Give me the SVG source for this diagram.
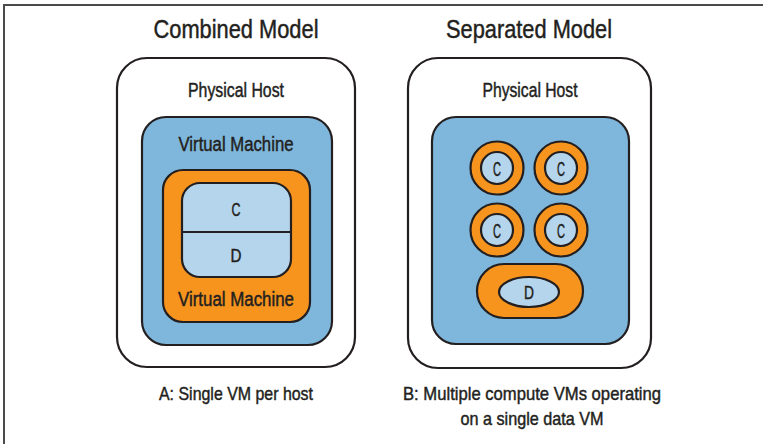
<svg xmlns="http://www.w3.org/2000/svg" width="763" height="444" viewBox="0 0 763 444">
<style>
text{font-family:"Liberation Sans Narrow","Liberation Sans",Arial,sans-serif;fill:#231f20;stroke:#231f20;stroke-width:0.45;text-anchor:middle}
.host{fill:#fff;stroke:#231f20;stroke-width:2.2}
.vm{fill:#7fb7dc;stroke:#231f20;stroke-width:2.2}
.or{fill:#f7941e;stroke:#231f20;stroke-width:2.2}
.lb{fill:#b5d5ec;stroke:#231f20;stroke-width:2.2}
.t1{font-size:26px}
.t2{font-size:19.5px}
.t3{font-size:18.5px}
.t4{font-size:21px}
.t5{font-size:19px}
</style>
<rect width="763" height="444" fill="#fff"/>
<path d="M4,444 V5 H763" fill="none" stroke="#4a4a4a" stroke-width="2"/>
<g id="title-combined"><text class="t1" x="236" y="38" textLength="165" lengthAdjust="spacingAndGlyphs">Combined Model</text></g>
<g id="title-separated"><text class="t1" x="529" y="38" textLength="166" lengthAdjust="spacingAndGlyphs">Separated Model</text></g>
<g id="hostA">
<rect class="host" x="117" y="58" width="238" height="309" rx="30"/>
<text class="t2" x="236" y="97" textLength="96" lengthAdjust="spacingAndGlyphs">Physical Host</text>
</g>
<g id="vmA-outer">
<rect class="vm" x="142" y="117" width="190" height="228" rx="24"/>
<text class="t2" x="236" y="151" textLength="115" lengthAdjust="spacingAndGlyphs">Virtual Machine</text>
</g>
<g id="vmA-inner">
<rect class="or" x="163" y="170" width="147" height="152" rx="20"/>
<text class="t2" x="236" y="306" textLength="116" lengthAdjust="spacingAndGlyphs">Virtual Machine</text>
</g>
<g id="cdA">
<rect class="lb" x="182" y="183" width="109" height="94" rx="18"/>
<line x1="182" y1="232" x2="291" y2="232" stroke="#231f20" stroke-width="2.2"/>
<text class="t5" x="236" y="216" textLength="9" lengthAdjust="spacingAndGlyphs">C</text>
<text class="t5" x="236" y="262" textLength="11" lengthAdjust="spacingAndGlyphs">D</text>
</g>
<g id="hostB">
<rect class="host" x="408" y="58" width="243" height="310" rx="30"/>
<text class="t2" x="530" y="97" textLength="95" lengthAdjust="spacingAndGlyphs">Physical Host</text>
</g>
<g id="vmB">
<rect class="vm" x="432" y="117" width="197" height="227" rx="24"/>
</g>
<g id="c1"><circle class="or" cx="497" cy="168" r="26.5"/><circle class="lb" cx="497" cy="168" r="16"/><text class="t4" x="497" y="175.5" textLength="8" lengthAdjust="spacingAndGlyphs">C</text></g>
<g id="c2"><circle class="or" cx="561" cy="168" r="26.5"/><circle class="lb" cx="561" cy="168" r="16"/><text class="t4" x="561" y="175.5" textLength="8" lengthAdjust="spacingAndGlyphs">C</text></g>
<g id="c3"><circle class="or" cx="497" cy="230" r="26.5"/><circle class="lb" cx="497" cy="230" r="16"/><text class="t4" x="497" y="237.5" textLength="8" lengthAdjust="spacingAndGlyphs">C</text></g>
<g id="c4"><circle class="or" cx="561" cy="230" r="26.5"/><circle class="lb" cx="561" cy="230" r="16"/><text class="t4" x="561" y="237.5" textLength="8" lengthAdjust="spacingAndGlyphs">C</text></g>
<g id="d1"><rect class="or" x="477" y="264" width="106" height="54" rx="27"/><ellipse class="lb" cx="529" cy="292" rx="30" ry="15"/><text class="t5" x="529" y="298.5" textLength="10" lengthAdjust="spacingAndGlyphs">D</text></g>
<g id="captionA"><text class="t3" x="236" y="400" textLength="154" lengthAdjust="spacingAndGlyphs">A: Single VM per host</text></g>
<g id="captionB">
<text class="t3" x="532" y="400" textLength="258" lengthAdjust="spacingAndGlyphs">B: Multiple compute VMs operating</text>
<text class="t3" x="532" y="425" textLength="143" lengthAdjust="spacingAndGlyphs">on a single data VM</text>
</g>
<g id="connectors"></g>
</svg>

###

● What you have to do: Repeat the lines above exactly, and keep every picture out.

● Final result:
Give me the SVG source for this diagram.
<svg xmlns="http://www.w3.org/2000/svg" width="763" height="444" viewBox="0 0 763 444">
<style>
text{font-family:"Liberation Sans Narrow","Liberation Sans",Arial,sans-serif;fill:#231f20;stroke:#231f20;stroke-width:0.45;text-anchor:middle}
.host{fill:#fff;stroke:#231f20;stroke-width:2.2}
.vm{fill:#7fb7dc;stroke:#231f20;stroke-width:2.2}
.or{fill:#f7941e;stroke:#231f20;stroke-width:2.2}
.lb{fill:#b5d5ec;stroke:#231f20;stroke-width:2.2}
.t1{font-size:26px}
.t2{font-size:19.5px}
.t3{font-size:18.5px}
.t4{font-size:21px}
.t5{font-size:19px}
</style>
<rect width="763" height="444" fill="#fff"/>
<path d="M4,444 V5 H763" fill="none" stroke="#4a4a4a" stroke-width="2"/>
<g id="title-combined"><text class="t1" x="236" y="38" textLength="165" lengthAdjust="spacingAndGlyphs">Combined Model</text></g>
<g id="title-separated"><text class="t1" x="529" y="38" textLength="166" lengthAdjust="spacingAndGlyphs">Separated Model</text></g>
<g id="hostA">
<rect class="host" x="117" y="58" width="238" height="309" rx="30"/>
<text class="t2" x="236" y="97" textLength="96" lengthAdjust="spacingAndGlyphs">Physical Host</text>
</g>
<g id="vmA-outer">
<rect class="vm" x="142" y="117" width="190" height="228" rx="24"/>
<text class="t2" x="236" y="151" textLength="115" lengthAdjust="spacingAndGlyphs">Virtual Machine</text>
</g>
<g id="vmA-inner">
<rect class="or" x="163" y="170" width="147" height="152" rx="20"/>
<text class="t2" x="236" y="306" textLength="116" lengthAdjust="spacingAndGlyphs">Virtual Machine</text>
</g>
<g id="cdA">
<rect class="lb" x="182" y="183" width="109" height="94" rx="18"/>
<line x1="182" y1="232" x2="291" y2="232" stroke="#231f20" stroke-width="2.2"/>
<text class="t5" x="236" y="216" textLength="9" lengthAdjust="spacingAndGlyphs">C</text>
<text class="t5" x="236" y="262" textLength="11" lengthAdjust="spacingAndGlyphs">D</text>
</g>
<g id="hostB">
<rect class="host" x="408" y="58" width="243" height="310" rx="30"/>
<text class="t2" x="530" y="97" textLength="95" lengthAdjust="spacingAndGlyphs">Physical Host</text>
</g>
<g id="vmB">
<rect class="vm" x="432" y="117" width="197" height="227" rx="24"/>
</g>
<g id="c1"><circle class="or" cx="497" cy="168" r="26.5"/><circle class="lb" cx="497" cy="168" r="16"/><text class="t4" x="497" y="175.5" textLength="8" lengthAdjust="spacingAndGlyphs">C</text></g>
<g id="c2"><circle class="or" cx="561" cy="168" r="26.5"/><circle class="lb" cx="561" cy="168" r="16"/><text class="t4" x="561" y="175.5" textLength="8" lengthAdjust="spacingAndGlyphs">C</text></g>
<g id="c3"><circle class="or" cx="497" cy="230" r="26.5"/><circle class="lb" cx="497" cy="230" r="16"/><text class="t4" x="497" y="237.5" textLength="8" lengthAdjust="spacingAndGlyphs">C</text></g>
<g id="c4"><circle class="or" cx="561" cy="230" r="26.5"/><circle class="lb" cx="561" cy="230" r="16"/><text class="t4" x="561" y="237.5" textLength="8" lengthAdjust="spacingAndGlyphs">C</text></g>
<g id="d1"><rect class="or" x="477" y="264" width="106" height="54" rx="27"/><ellipse class="lb" cx="529" cy="292" rx="30" ry="15"/><text class="t5" x="529" y="298.5" textLength="10" lengthAdjust="spacingAndGlyphs">D</text></g>
<g id="captionA"><text class="t3" x="236" y="400" textLength="154" lengthAdjust="spacingAndGlyphs">A: Single VM per host</text></g>
<g id="captionB">
<text class="t3" x="532" y="400" textLength="258" lengthAdjust="spacingAndGlyphs">B: Multiple compute VMs operating</text>
<text class="t3" x="532" y="425" textLength="143" lengthAdjust="spacingAndGlyphs">on a single data VM</text>
</g>
<g id="connectors"></g>
</svg>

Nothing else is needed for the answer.